We at blogTO obviously love a great Google Maps Mashup, so here's another mapping tool to distract you from your hard working Friday.

Walk Score, a nifty little site that helps explain why you live in Toronto and not L.A., will rate a street address based on its walk-ability level. My place, near Bathurst and Queen, gets a score of 71 out of 100 (compared to 31 for parts of car-happy Mississauga).

The site uses an algorithm to determine the walk-ability score of a specific address. The easier it is to walk to stores, parks, schools and restaurants, the higher the score. The ratings can be a suburban "Driving Only" (0-25 out of 100) all the way up to a "Walkers' Paradise" (90-100 out of 100).

Unless you hate people and exercise, the idea of a walkable city is obviously a good thing. More walking usually means fewer cars and pollution, more social interaction and exercise. On the more academic side, there's Robert Putnam (the Harvard Prof who was mentioned in this New Yorker Magazine piece on commuting) who sees people living in a triangle where each of the three points represent where you sleep, work and shop. Generally, the smaller the triangle, the happier you are (which means I'm pretty happy - I sleep, work and shop in a 4 km triangle).

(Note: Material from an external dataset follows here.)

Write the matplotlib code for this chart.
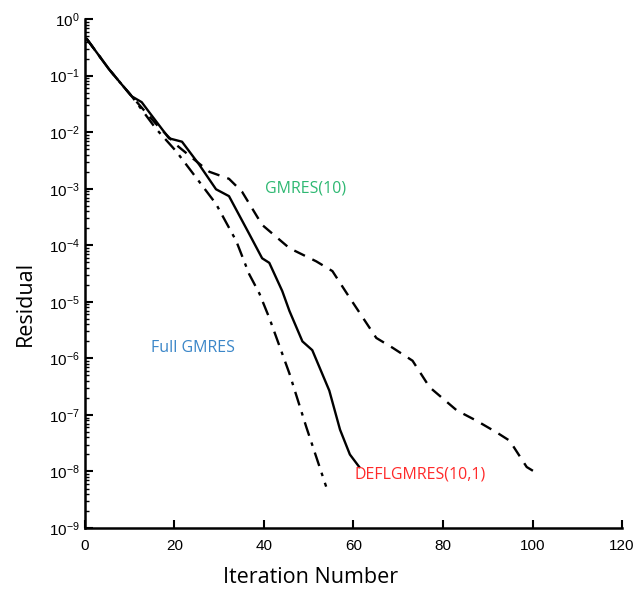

The site would be way useful if you're looking to move to a less car-reliant area or are just interested to see how much more walk-able your Toronto neighbourhood is compared to your friend from Oakville (I found a score of 22 in a randomly selected Oakville 'hood in case you're wondering). Or use the site to determine how easy it is to stumble home from a good time (I get eight bars listed within 700 meters of my comfy bed!).